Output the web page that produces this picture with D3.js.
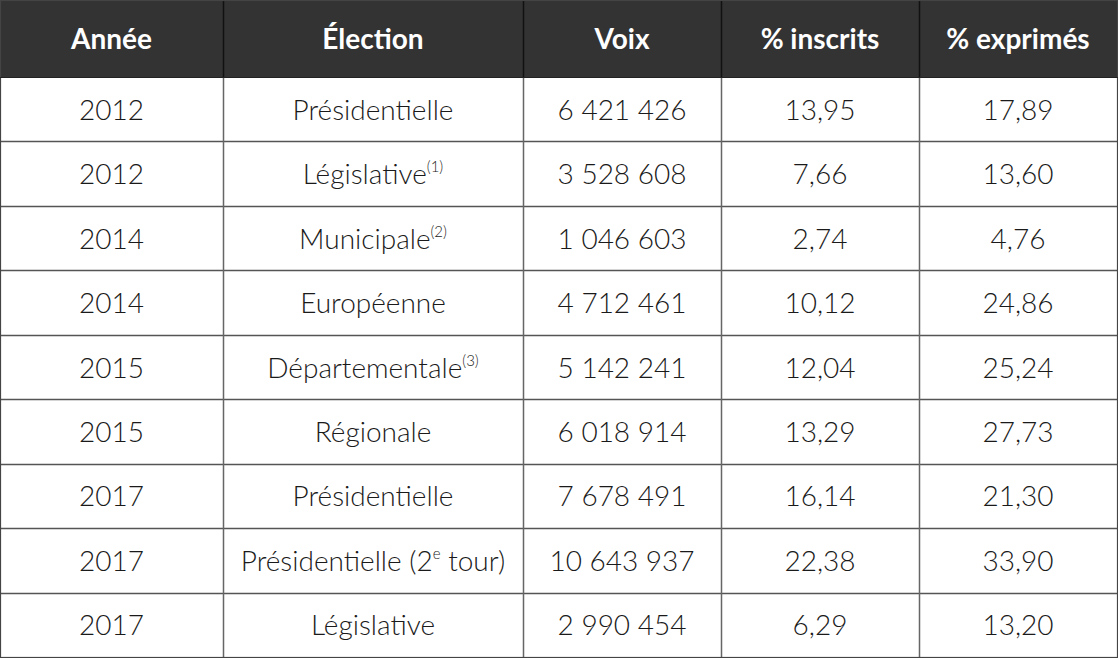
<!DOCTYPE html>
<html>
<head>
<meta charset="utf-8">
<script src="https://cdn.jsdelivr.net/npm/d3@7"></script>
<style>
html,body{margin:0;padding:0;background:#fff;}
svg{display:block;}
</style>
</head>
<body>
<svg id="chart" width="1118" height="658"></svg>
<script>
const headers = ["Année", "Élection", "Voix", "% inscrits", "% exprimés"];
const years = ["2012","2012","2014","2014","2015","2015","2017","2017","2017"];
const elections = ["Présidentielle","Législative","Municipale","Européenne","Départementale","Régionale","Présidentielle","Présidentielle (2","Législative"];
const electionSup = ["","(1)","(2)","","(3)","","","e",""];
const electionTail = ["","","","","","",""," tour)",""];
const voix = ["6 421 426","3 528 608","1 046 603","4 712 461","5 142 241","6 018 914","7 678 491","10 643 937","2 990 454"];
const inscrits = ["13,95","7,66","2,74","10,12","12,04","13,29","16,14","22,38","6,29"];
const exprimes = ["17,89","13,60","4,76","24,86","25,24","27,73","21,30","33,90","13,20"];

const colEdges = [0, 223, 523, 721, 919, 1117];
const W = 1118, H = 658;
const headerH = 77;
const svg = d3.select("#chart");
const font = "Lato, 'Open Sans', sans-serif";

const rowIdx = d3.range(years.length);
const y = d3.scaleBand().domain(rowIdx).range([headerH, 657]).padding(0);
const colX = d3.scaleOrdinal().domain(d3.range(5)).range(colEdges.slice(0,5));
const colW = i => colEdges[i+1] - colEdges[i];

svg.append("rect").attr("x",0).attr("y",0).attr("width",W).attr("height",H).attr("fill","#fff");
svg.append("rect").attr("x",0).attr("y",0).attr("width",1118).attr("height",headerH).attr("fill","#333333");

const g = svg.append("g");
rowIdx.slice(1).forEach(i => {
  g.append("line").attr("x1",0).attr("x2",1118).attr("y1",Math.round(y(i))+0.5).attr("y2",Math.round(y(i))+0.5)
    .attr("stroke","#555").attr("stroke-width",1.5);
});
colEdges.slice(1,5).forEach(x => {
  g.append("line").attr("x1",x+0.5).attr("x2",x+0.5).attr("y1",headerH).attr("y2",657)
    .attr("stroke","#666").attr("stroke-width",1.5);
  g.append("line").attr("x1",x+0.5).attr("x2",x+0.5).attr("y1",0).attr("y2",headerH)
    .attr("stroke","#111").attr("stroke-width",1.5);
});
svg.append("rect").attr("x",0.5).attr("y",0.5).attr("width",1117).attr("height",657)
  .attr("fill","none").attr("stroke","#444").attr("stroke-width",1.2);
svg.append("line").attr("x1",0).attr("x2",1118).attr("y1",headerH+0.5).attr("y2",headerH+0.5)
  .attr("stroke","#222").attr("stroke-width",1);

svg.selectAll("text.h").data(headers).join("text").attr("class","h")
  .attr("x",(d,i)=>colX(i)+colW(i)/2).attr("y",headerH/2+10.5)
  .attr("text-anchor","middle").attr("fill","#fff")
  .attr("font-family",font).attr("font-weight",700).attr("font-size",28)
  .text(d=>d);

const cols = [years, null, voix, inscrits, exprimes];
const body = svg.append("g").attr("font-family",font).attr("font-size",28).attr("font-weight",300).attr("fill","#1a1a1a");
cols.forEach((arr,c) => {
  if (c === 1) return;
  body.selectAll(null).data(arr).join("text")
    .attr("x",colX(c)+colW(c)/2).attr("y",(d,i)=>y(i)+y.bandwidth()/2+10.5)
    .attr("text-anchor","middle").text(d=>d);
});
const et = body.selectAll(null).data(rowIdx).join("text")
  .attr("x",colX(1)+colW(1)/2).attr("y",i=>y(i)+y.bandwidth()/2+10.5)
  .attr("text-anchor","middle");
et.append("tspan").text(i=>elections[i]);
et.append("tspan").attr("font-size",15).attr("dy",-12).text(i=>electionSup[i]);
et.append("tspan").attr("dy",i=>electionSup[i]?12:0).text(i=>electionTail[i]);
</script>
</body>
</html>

**TASK DETAILS:** Write down every line from the opening of the listing to the line with "const colW = i", both included, and nothing else; the pictures are omitted.

**ANSWER TO THIS PROBLEM:**
Output the web page that produces this picture with D3.js.
<!DOCTYPE html>
<html>
<head>
<meta charset="utf-8">
<script src="https://cdn.jsdelivr.net/npm/d3@7"></script>
<style>
html,body{margin:0;padding:0;background:#fff;}
svg{display:block;}
</style>
</head>
<body>
<svg id="chart" width="1118" height="658"></svg>
<script>
const headers = ["Année", "Élection", "Voix", "% inscrits", "% exprimés"];
const years = ["2012","2012","2014","2014","2015","2015","2017","2017","2017"];
const elections = ["Présidentielle","Législative","Municipale","Européenne","Départementale","Régionale","Présidentielle","Présidentielle (2","Législative"];
const electionSup = ["","(1)","(2)","","(3)","","","e",""];
const electionTail = ["","","","","","",""," tour)",""];
const voix = ["6 421 426","3 528 608","1 046 603","4 712 461","5 142 241","6 018 914","7 678 491","10 643 937","2 990 454"];
const inscrits = ["13,95","7,66","2,74","10,12","12,04","13,29","16,14","22,38","6,29"];
const exprimes = ["17,89","13,60","4,76","24,86","25,24","27,73","21,30","33,90","13,20"];

const colEdges = [0, 223, 523, 721, 919, 1117];
const W = 1118, H = 658;
const headerH = 77;
const svg = d3.select("#chart");
const font = "Lato, 'Open Sans', sans-serif";

const rowIdx = d3.range(years.length);
const y = d3.scaleBand().domain(rowIdx).range([headerH, 657]).padding(0);
const colX = d3.scaleOrdinal().domain(d3.range(5)).range(colEdges.slice(0,5));
const colW = i => colEdges[i+1] - colEdges[i];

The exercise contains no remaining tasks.